Small-town life in a tourists' mecca
Twisting through the winding road off Highway 101 as it climbs and falls through the Golden Gate National Recreation Area, you begin to wonder if the roller coaster ride will ever end. Just when you think it won’t, you begin to glimpse beautiful ocean views and smell the salty breeze and before long you are on a high bluff overlooking a picturesque town and a long open beach and you know you have arrived.
In a sense, coming down the hill on Highway 1, also known as Shoreline Highway, and rolling into town is kind of like going back in time, an effect that locals wouldn’t have any other way.
“I like coming over the hill; I love the bookstore, the post office, the market where I can actually keep an account,” says Frank Howard Allen real estate agent Judy LeMarr, who has lived in town with her husband since 1981. “It’s like Cheers, where everybody knows your name.”
Stinson Beach is a true beach community LeMarr says. “You can go into town and leave your dog outside; you can take your dog with you everywhere,” she adds. “It totally relaxes me; my shoulders do not feel attached to my ears. I just let it all go.” LeMarr, who works in Mill Valley and makes the trip every day with ease because she “doesn’t get carsick,” says the trick is to leave early enough to “not get stuck and not want to leave.” But coming home is her favorite part. “My husband is already at the [Bolinas] lagoon and has a picnic bag out and the grill going,” says LeMarr, who keeps a packed picnic bag at the ready. “We watch the seals and have dinner and a cocktail.”
Longtime resident Annie Rand also likes the slow pace and natural beauty of Stinson but doesn’t have to commute nearly as far. “It’s not a bad life,” she says about Stinson Beach Books, which she has owned and operated in town for 33 years. “I just walk down the hill to get to work.”
Rand moved to town full-time in 1972 after her husband, Kendrick Rand, purchased the historic Sand Dollar restaurant—a location that began life as three barges made in Tiburon in 1921. She says all you need to know about the town you can learn by understanding what happened when her husband retired as fire chief and sold the Sand Dollar in 2000.

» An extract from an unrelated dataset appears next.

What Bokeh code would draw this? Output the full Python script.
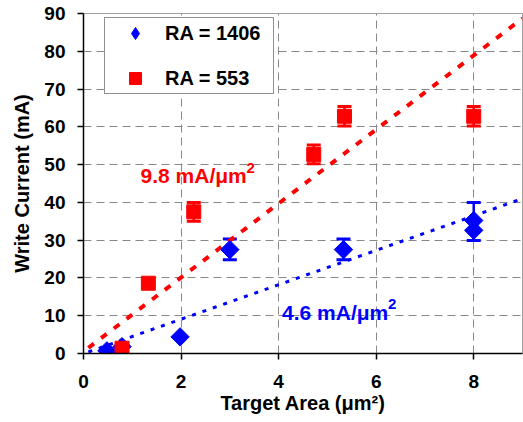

“The town kept it a secret,” Rand says about the New Year’s Eve party the 800 or so residents planned for Kendrick Rand Day. “They had 23 floats, closed down part of Highway 1 and offered free lunch.” The list of what Stinson Beach residents can accomplish goes on and on, according to Rand. She points to the going-away party for longtime doctor Kimberly Young that happened last month, renovation of the village greens and construction of a beautiful new library as just a few examples. “If you want to get something done around here you can make it happen,” she says.
Local gallery owner, resident and West Marin Citizen columnist Claudia Chapline couldn’t agree more. “The environment is so fabulous, you couldn’t ask for more,” she says. “It is quiet; you have the time and energy to be creative.” Chapline has run Claudia Chapline Contemporary Art since 1987 and has featured more than 1,000 Bay Area artists during that time. She says her involvement was part time until “the weekends got longer and longer and it got harder and harder to leave.” She quit her regular job, moved to town and opened the gallery full time in 1989; it is now a hot spot for local artists and collectors.
According to LeMarr, those who want to move beyond the vacation house rental market and become full-timers like Chapline can expect to pay about $6.5 million on the very high end and as low as $375,000 for a condo on the low end of the scale. She adds that, in the last calendar year, 18 homes have sold from the 49 that were listed in this one-of-a-kind market.
But if peace and quiet is your goal—except on Sundays when the motorcycle enthusiasts invade town—then Stinson Beach is well worth a few twists and turns.